Request: Omit pictures and quote the listing below line by line, from its start through the line that holds "fin_a = [0.68, 1.65, 1.21]".

Supplied data:
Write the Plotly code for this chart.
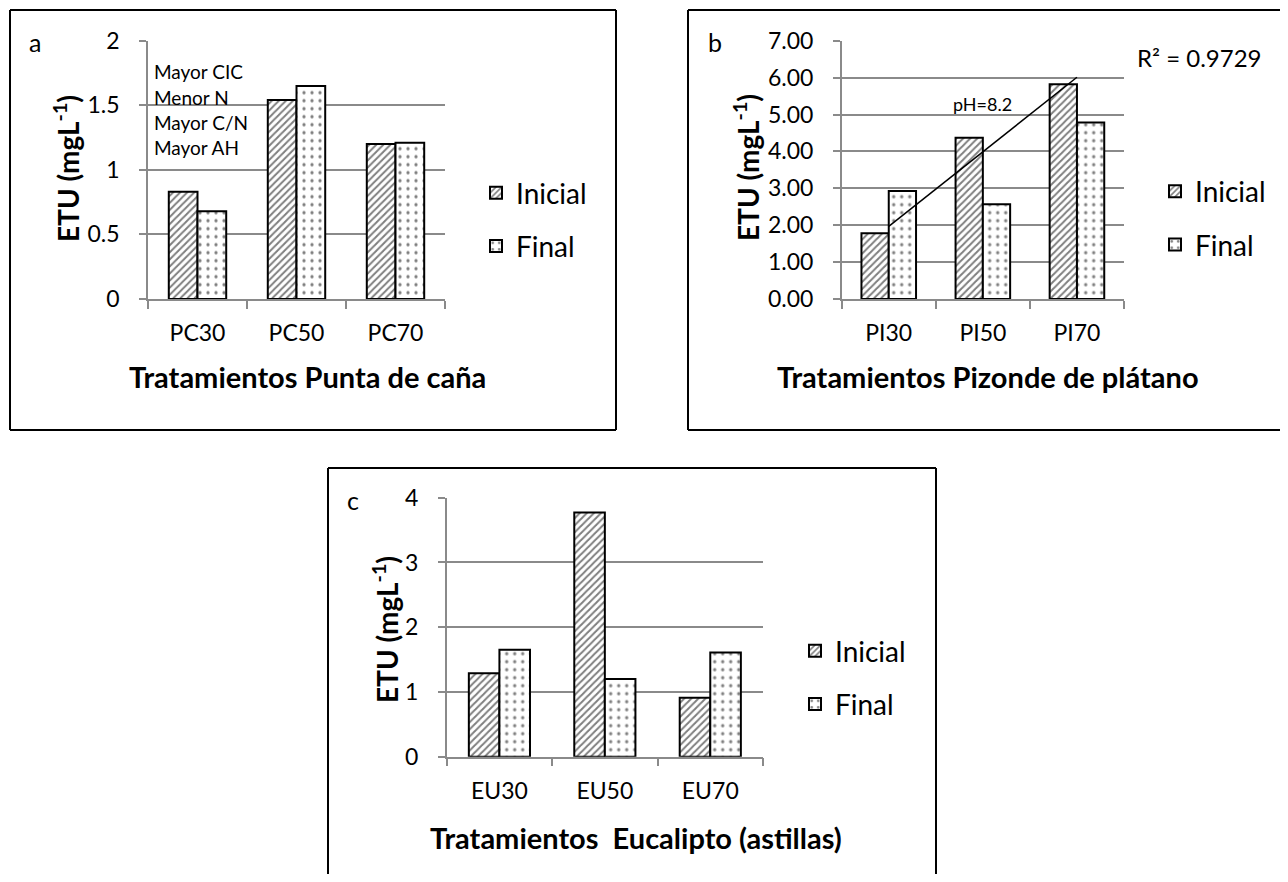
import numpy as np
import plotly.graph_objects as go

# page body has an 8px margin; the figure is sized so that it fills the window exactly
OFF = 8
W, H = 1288 - 2 * OFF, 882 - 2 * OFF
def fx(p): return (p - OFF) / W
def fy(p): return 1 - (p - OFF) / H

# ---- data ----
cat_a = ["PC30", "PC50", "PC70"]
ini_a = [0.83, 1.54, 1.20]
fin_a = [0.68, 1.65, 1.21]

cat_b = ["PI30", "PI50", "PI70"]
ini_b = [1.78, 4.37, 5.82]
fin_b = [2.93, 2.57, 4.78]

cat_c = ["EU30", "EU50", "EU70"]
ini_c = [1.29, 3.77, 0.91]
fin_c = [1.65, 1.20, 1.61]

series_names = ["Inicial", "Final"]
notes_a = ["Mayor CIC", "Menor N", "Mayor C/N", "Mayor AH"]
r2_label = "R² = 0.9729"
ph_label = "pH=8.2"

FONT = "Lato"
GRID = "#8a8a8a"

fig = go.Figure()

hatch = dict(shape="/", fgcolor="black", bgcolor="white", size=5, solidity=0.4)
dots = dict(shape=".", fgcolor="black", bgcolor="white", size=8, solidity=0.13)

panels = [
    (cat_a, ini_a, fin_a, "x", "y", "legend"),
    (cat_b, ini_b, fin_b, "x2", "y2", "legend2"),
    (cat_c, ini_c, fin_c, "x3", "y3", "legend3"),
]
for i, (cats, ini, fin, xa, ya, lg) in enumerate(panels):
    fig.add_trace(go.Bar(x=cats, y=ini, name=series_names[0], xaxis=xa, yaxis=ya,
                         legend=lg, legendgroup=f"i{i}",
                         marker=dict(color="white", pattern=hatch,
                                     line=dict(color="black", width=2))))
    fig.add_trace(go.Bar(x=cats, y=fin, name=series_names[1], xaxis=xa, yaxis=ya,
                         legend=lg, legendgroup=f"f{i}",
                         marker=dict(color="white", pattern=dots,
                                     line=dict(color="black", width=2))))

# linear trend of Inicial in panel b
xi = np.arange(len(ini_b))
coef = np.polyfit(xi, ini_b, 1)
fig.add_trace(go.Scatter(x=[cat_b[0], cat_b[-1]], y=list(np.polyval(coef, [xi[0], xi[-1]])),
                         mode="lines", line=dict(color="black", width=1.5),
                         xaxis="x2", yaxis="y2", showlegend=False, hoverinfo="skip"))

tickfont = dict(family=FONT, size=23, color="black")

def xax(dom, anchor):
    return dict(domain=dom, anchor=anchor, type="category", showline=True, linecolor=GRID,
                linewidth=1.5, ticks="outside", tickson="boundaries", ticklen=8,
                tickcolor=GRID, tickwidth=1.5, tickfont=tickfont, showgrid=False,
                ticklabelstandoff=13, fixedrange=True, automargin=False)

def yax(dom, rng, dtick, fmt, anchor):
    return dict(domain=dom, anchor=anchor, range=rng, dtick=dtick, tickformat=fmt,
                showline=True, linecolor=GRID, linewidth=1.5, ticks="outside", ticklen=7,
                tickcolor=GRID, tickwidth=1.5, showgrid=True, gridcolor=GRID, gridwidth=1.5,
                zeroline=False, tickfont=tickfont, ticklabelstandoff=15, fixedrange=True,
                automargin=False)

ya_dom = [fy(299), fy(40.7)]
yc_dom = [fy(756.7), fy(497.7)]

legfont = dict(family=FONT, size=28, color="black")
def leg(xp, yp):
    return dict(x=fx(xp), y=fy(yp), xanchor="left", yanchor="middle", font=legfont,
                bgcolor="rgba(0,0,0,0)", traceorder="grouped", tracegroupgap=14)

fig.update_layout(
    width=W, height=H, margin=dict(l=0, r=0, t=0, b=0, pad=0, autoexpand=False),
    paper_bgcolor="white", plot_bgcolor="white",
    barmode="group", bargap=0.42, bargroupgap=0,
    xaxis=xax([fx(148), fx(445)], "y"),
    xaxis2=xax([fx(841.7), fx(1124)], "y2"),
    xaxis3=xax([fx(446.7), fx(763)], "y3"),
    yaxis=yax(ya_dom, [0, 2], 0.5, "", "x"),
    yaxis2=yax(ya_dom, [0, 7], 1, ".2f", "x2"),
    yaxis3=yax(yc_dom, [0, 4], 1, "", "x3"),
    legend=leg(476, 219.5), legend2=leg(1155, 218), legend3=leg(795, 677.5),
    font=dict(family=FONT, color="black"),
)

anns = []
def ann(text, x, y, size, bold=False, xanchor="center", angle=0):
    anns.append(dict(text=(f"<b>{text}</b>" if bold else text), x=fx(x), y=fy(y),
                     xref="paper", yref="paper", showarrow=False, xanchor=xanchor,
                     yanchor="middle", textangle=angle,
                     font=dict(family=FONT, size=size, color="black")))

ytitle = "ETU (mgL<sup>-1</sup>)"
# panel a
ann("a", 35, 42, 25)
ann(ytitle, 66, 168, 28, bold=True, angle=-90)
ann("Tratamientos Punta de caña", 307, 377, 29, bold=True)
for k, t in enumerate(notes_a):
    ann(t, 152, 72 + k * 25.3, 19, xanchor="left")
# panel b
ann("b", 715, 42, 25)
ann(ytitle, 746, 168, 28, bold=True, angle=-90)
ann("Tratamientos Pizonde de plátano", 988, 377, 29, bold=True)
ann(ph_label, 982, 104, 18)
ann(r2_label, 1199, 58, 24)
# panel c
ann("c", 353, 500, 25)
ann(ytitle, 385, 630, 28, bold=True, angle=-90)
ann("Tratamientos  Eucalipto (astillas)", 636, 837, 29, bold=True)
fig.update_layout(annotations=anns)

shapes = []
def seg(x0, y0, x1, y1):
    shapes.append(dict(type="line", xref="paper", yref="paper", x0=fx(x0), x1=fx(x1),
                       y0=fy(y0), y1=fy(y1), line=dict(color="black", width=2)))
# panel a frame
seg(10, 10, 616, 10); seg(10, 430, 616, 430); seg(10, 10, 10, 430); seg(616, 10, 616, 430)
# panel b frame (right side runs off the picture)
seg(688, 10, 1290, 10); seg(688, 430, 1290, 430); seg(688, 10, 688, 430)
# panel c frame (bottom runs off the picture)
seg(328, 468, 936, 468); seg(328, 468, 328, 890); seg(936, 468, 936, 890)
fig.update_layout(shapes=shapes)

fig.write_html("out.html")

Full response:
Write the Plotly code for this chart.
import numpy as np
import plotly.graph_objects as go

# page body has an 8px margin; the figure is sized so that it fills the window exactly
OFF = 8
W, H = 1288 - 2 * OFF, 882 - 2 * OFF
def fx(p): return (p - OFF) / W
def fy(p): return 1 - (p - OFF) / H

# ---- data ----
cat_a = ["PC30", "PC50", "PC70"]
ini_a = [0.83, 1.54, 1.20]
fin_a = [0.68, 1.65, 1.21]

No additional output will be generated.